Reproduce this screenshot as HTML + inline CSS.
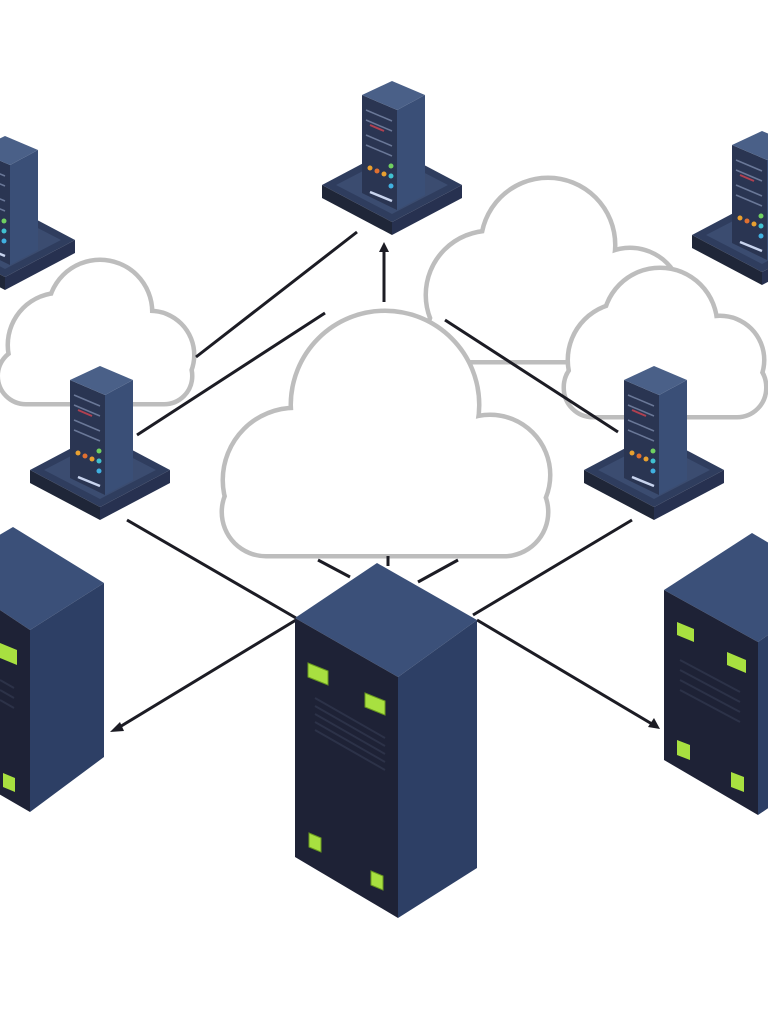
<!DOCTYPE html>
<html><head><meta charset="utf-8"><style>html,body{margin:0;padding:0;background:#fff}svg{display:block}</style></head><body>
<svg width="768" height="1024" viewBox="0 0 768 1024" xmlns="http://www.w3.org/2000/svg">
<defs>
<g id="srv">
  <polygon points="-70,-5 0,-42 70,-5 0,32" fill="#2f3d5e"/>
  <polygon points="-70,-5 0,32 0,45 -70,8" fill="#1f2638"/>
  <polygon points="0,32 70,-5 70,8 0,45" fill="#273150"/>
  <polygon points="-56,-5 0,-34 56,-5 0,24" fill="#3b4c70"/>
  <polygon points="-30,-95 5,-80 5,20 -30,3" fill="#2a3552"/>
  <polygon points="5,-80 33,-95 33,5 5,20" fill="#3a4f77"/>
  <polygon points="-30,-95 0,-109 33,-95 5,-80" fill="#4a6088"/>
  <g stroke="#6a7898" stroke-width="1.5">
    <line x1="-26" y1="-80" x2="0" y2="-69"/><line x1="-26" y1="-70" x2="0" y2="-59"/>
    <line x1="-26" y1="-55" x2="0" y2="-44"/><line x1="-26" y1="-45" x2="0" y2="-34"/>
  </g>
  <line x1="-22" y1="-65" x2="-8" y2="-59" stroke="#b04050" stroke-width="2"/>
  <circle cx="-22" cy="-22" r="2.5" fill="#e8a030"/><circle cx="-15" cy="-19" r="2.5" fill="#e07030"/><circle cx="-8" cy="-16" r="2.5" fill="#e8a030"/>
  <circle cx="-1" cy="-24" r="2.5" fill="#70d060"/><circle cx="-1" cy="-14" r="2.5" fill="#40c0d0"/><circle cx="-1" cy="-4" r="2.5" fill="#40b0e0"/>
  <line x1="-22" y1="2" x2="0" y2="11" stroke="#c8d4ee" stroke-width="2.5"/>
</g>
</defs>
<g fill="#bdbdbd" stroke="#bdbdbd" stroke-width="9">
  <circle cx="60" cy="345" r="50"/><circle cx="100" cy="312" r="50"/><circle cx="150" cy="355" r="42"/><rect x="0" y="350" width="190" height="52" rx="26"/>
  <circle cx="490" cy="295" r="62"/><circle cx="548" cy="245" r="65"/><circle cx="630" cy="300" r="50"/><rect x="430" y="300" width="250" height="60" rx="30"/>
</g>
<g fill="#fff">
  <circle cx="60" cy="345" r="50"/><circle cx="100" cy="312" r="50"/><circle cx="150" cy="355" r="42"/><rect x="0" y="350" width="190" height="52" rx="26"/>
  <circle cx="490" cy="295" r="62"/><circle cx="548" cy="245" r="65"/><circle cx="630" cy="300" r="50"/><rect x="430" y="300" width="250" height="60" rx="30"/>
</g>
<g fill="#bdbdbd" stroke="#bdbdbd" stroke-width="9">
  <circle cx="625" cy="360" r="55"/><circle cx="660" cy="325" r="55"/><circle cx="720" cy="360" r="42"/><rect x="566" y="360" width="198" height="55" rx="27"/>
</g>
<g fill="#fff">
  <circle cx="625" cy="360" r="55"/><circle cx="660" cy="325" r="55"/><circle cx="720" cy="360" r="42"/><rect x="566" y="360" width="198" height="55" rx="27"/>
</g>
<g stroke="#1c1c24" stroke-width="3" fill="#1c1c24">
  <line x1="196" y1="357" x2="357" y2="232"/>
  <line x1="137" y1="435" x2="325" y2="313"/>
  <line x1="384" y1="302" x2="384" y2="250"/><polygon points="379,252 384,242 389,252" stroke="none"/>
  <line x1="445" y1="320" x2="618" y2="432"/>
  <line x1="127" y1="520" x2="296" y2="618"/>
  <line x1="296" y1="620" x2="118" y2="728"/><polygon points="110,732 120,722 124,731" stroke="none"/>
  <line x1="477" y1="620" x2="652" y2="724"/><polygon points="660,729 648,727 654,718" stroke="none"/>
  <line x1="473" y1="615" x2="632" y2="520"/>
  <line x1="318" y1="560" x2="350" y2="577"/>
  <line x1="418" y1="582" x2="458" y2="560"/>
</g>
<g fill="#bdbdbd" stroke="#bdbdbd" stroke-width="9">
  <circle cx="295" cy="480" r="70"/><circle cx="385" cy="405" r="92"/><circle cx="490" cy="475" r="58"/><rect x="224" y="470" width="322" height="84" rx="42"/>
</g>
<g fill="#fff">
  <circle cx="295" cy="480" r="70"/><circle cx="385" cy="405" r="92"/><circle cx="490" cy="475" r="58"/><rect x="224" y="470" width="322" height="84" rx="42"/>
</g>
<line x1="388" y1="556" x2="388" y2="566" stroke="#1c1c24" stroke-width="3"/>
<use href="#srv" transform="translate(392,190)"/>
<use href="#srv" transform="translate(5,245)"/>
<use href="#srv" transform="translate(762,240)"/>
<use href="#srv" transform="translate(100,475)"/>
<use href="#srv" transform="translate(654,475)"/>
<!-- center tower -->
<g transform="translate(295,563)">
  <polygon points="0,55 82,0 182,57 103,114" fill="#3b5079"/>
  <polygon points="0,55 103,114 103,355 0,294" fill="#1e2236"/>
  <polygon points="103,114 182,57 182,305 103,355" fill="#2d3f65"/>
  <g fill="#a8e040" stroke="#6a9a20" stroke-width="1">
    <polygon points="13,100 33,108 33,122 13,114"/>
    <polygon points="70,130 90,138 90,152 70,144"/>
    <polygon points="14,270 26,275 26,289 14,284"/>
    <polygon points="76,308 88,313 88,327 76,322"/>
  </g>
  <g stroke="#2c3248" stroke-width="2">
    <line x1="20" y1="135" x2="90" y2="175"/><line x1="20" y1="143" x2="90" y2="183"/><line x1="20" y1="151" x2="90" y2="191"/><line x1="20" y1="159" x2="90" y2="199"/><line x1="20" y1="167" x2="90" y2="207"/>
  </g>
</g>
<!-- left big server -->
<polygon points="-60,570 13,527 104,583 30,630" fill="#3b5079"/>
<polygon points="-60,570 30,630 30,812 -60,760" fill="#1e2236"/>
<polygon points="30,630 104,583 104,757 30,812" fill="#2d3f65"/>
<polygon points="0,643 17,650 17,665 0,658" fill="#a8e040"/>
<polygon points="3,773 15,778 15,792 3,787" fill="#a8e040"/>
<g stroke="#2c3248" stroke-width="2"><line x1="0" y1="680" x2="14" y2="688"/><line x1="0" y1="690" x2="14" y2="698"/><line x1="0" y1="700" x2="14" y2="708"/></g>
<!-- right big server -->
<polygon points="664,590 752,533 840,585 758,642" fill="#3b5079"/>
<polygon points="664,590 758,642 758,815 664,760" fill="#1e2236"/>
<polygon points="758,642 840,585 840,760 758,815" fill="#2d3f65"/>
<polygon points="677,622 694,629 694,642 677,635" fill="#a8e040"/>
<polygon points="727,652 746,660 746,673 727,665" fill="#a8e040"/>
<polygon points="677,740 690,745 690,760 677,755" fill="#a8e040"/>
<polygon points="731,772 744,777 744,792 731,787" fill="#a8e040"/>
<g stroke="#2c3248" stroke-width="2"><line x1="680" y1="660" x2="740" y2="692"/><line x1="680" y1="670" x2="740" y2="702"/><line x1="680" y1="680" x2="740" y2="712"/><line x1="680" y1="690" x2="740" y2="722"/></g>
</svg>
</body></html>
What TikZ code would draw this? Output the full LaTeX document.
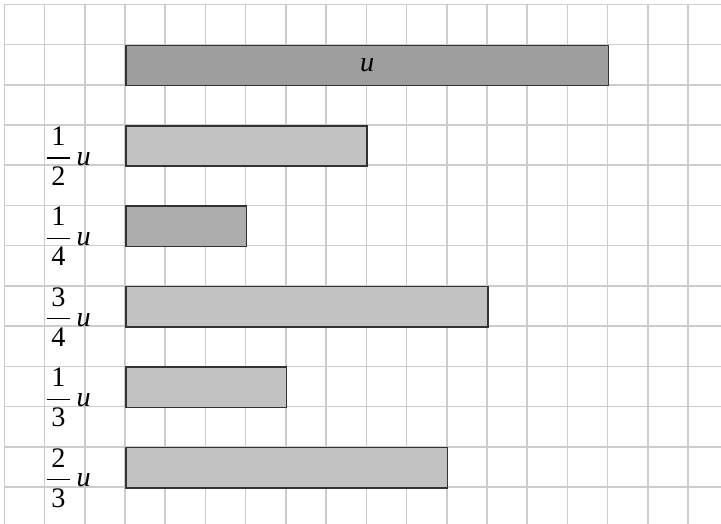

__Short exercise__
Pictures in the records should not appear in your copy, but everything else must be transcribed exactly.

__Correct answer__
Reproduce this screenshot as HTML + inline CSS.
<!DOCTYPE html>
<html><head><meta charset="utf-8"><style>html,body{margin:0;padding:0;background:#fff}svg{display:block}</style></head><body>
<svg width="768" height="1024" viewBox="0 0 768 1024" xmlns="http://www.w3.org/2000/svg">
<defs>
<g id="srv">
  <polygon points="-70,-5 0,-42 70,-5 0,32" fill="#2f3d5e"/>
  <polygon points="-70,-5 0,32 0,45 -70,8" fill="#1f2638"/>
  <polygon points="0,32 70,-5 70,8 0,45" fill="#273150"/>
  <polygon points="-56,-5 0,-34 56,-5 0,24" fill="#3b4c70"/>
  <polygon points="-30,-95 5,-80 5,20 -30,3" fill="#2a3552"/>
  <polygon points="5,-80 33,-95 33,5 5,20" fill="#3a4f77"/>
  <polygon points="-30,-95 0,-109 33,-95 5,-80" fill="#4a6088"/>
  <g stroke="#6a7898" stroke-width="1.5">
    <line x1="-26" y1="-80" x2="0" y2="-69"/><line x1="-26" y1="-70" x2="0" y2="-59"/>
    <line x1="-26" y1="-55" x2="0" y2="-44"/><line x1="-26" y1="-45" x2="0" y2="-34"/>
  </g>
  <line x1="-22" y1="-65" x2="-8" y2="-59" stroke="#b04050" stroke-width="2"/>
  <circle cx="-22" cy="-22" r="2.5" fill="#e8a030"/><circle cx="-15" cy="-19" r="2.5" fill="#e07030"/><circle cx="-8" cy="-16" r="2.5" fill="#e8a030"/>
  <circle cx="-1" cy="-24" r="2.5" fill="#70d060"/><circle cx="-1" cy="-14" r="2.5" fill="#40c0d0"/><circle cx="-1" cy="-4" r="2.5" fill="#40b0e0"/>
  <line x1="-22" y1="2" x2="0" y2="11" stroke="#c8d4ee" stroke-width="2.5"/>
</g>
</defs>
<g fill="#bdbdbd" stroke="#bdbdbd" stroke-width="9">
  <circle cx="60" cy="345" r="50"/><circle cx="100" cy="312" r="50"/><circle cx="150" cy="355" r="42"/><rect x="0" y="350" width="190" height="52" rx="26"/>
  <circle cx="490" cy="295" r="62"/><circle cx="548" cy="245" r="65"/><circle cx="630" cy="300" r="50"/><rect x="430" y="300" width="250" height="60" rx="30"/>
</g>
<g fill="#fff">
  <circle cx="60" cy="345" r="50"/><circle cx="100" cy="312" r="50"/><circle cx="150" cy="355" r="42"/><rect x="0" y="350" width="190" height="52" rx="26"/>
  <circle cx="490" cy="295" r="62"/><circle cx="548" cy="245" r="65"/><circle cx="630" cy="300" r="50"/><rect x="430" y="300" width="250" height="60" rx="30"/>
</g>
<g fill="#bdbdbd" stroke="#bdbdbd" stroke-width="9">
  <circle cx="625" cy="360" r="55"/><circle cx="660" cy="325" r="55"/><circle cx="720" cy="360" r="42"/><rect x="566" y="360" width="198" height="55" rx="27"/>
</g>
<g fill="#fff">
  <circle cx="625" cy="360" r="55"/><circle cx="660" cy="325" r="55"/><circle cx="720" cy="360" r="42"/><rect x="566" y="360" width="198" height="55" rx="27"/>
</g>
<g stroke="#1c1c24" stroke-width="3" fill="#1c1c24">
  <line x1="196" y1="357" x2="357" y2="232"/>
  <line x1="137" y1="435" x2="325" y2="313"/>
  <line x1="384" y1="302" x2="384" y2="250"/><polygon points="379,252 384,242 389,252" stroke="none"/>
  <line x1="445" y1="320" x2="618" y2="432"/>
  <line x1="127" y1="520" x2="296" y2="618"/>
  <line x1="296" y1="620" x2="118" y2="728"/><polygon points="110,732 120,722 124,731" stroke="none"/>
  <line x1="477" y1="620" x2="652" y2="724"/><polygon points="660,729 648,727 654,718" stroke="none"/>
  <line x1="473" y1="615" x2="632" y2="520"/>
  <line x1="318" y1="560" x2="350" y2="577"/>
  <line x1="418" y1="582" x2="458" y2="560"/>
</g>
<g fill="#bdbdbd" stroke="#bdbdbd" stroke-width="9">
  <circle cx="295" cy="480" r="70"/><circle cx="385" cy="405" r="92"/><circle cx="490" cy="475" r="58"/><rect x="224" y="470" width="322" height="84" rx="42"/>
</g>
<g fill="#fff">
  <circle cx="295" cy="480" r="70"/><circle cx="385" cy="405" r="92"/><circle cx="490" cy="475" r="58"/><rect x="224" y="470" width="322" height="84" rx="42"/>
</g>
<line x1="388" y1="556" x2="388" y2="566" stroke="#1c1c24" stroke-width="3"/>
<use href="#srv" transform="translate(392,190)"/>
<use href="#srv" transform="translate(5,245)"/>
<use href="#srv" transform="translate(762,240)"/>
<use href="#srv" transform="translate(100,475)"/>
<use href="#srv" transform="translate(654,475)"/>
<!-- center tower -->
<g transform="translate(295,563)">
  <polygon points="0,55 82,0 182,57 103,114" fill="#3b5079"/>
  <polygon points="0,55 103,114 103,355 0,294" fill="#1e2236"/>
  <polygon points="103,114 182,57 182,305 103,355" fill="#2d3f65"/>
  <g fill="#a8e040" stroke="#6a9a20" stroke-width="1">
    <polygon points="13,100 33,108 33,122 13,114"/>
    <polygon points="70,130 90,138 90,152 70,144"/>
    <polygon points="14,270 26,275 26,289 14,284"/>
    <polygon points="76,308 88,313 88,327 76,322"/>
  </g>
  <g stroke="#2c3248" stroke-width="2">
    <line x1="20" y1="135" x2="90" y2="175"/><line x1="20" y1="143" x2="90" y2="183"/><line x1="20" y1="151" x2="90" y2="191"/><line x1="20" y1="159" x2="90" y2="199"/><line x1="20" y1="167" x2="90" y2="207"/>
  </g>
</g>
<!-- left big server -->
<polygon points="-60,570 13,527 104,583 30,630" fill="#3b5079"/>
<polygon points="-60,570 30,630 30,812 -60,760" fill="#1e2236"/>
<polygon points="30,630 104,583 104,757 30,812" fill="#2d3f65"/>
<polygon points="0,643 17,650 17,665 0,658" fill="#a8e040"/>
<polygon points="3,773 15,778 15,792 3,787" fill="#a8e040"/>
<g stroke="#2c3248" stroke-width="2"><line x1="0" y1="680" x2="14" y2="688"/><line x1="0" y1="690" x2="14" y2="698"/><line x1="0" y1="700" x2="14" y2="708"/></g>
<!-- right big server -->
<polygon points="664,590 752,533 840,585 758,642" fill="#3b5079"/>
<polygon points="664,590 758,642 758,815 664,760" fill="#1e2236"/>
<polygon points="758,642 840,585 840,760 758,815" fill="#2d3f65"/>
<polygon points="677,622 694,629 694,642 677,635" fill="#a8e040"/>
<polygon points="727,652 746,660 746,673 727,665" fill="#a8e040"/>
<polygon points="677,740 690,745 690,760 677,755" fill="#a8e040"/>
<polygon points="731,772 744,777 744,792 731,787" fill="#a8e040"/>
<g stroke="#2c3248" stroke-width="2"><line x1="680" y1="660" x2="740" y2="692"/><line x1="680" y1="670" x2="740" y2="702"/><line x1="680" y1="680" x2="740" y2="712"/><line x1="680" y1="690" x2="740" y2="722"/></g>
</svg>
</body></html>
What TikZ code would draw this? Output the full LaTeX document.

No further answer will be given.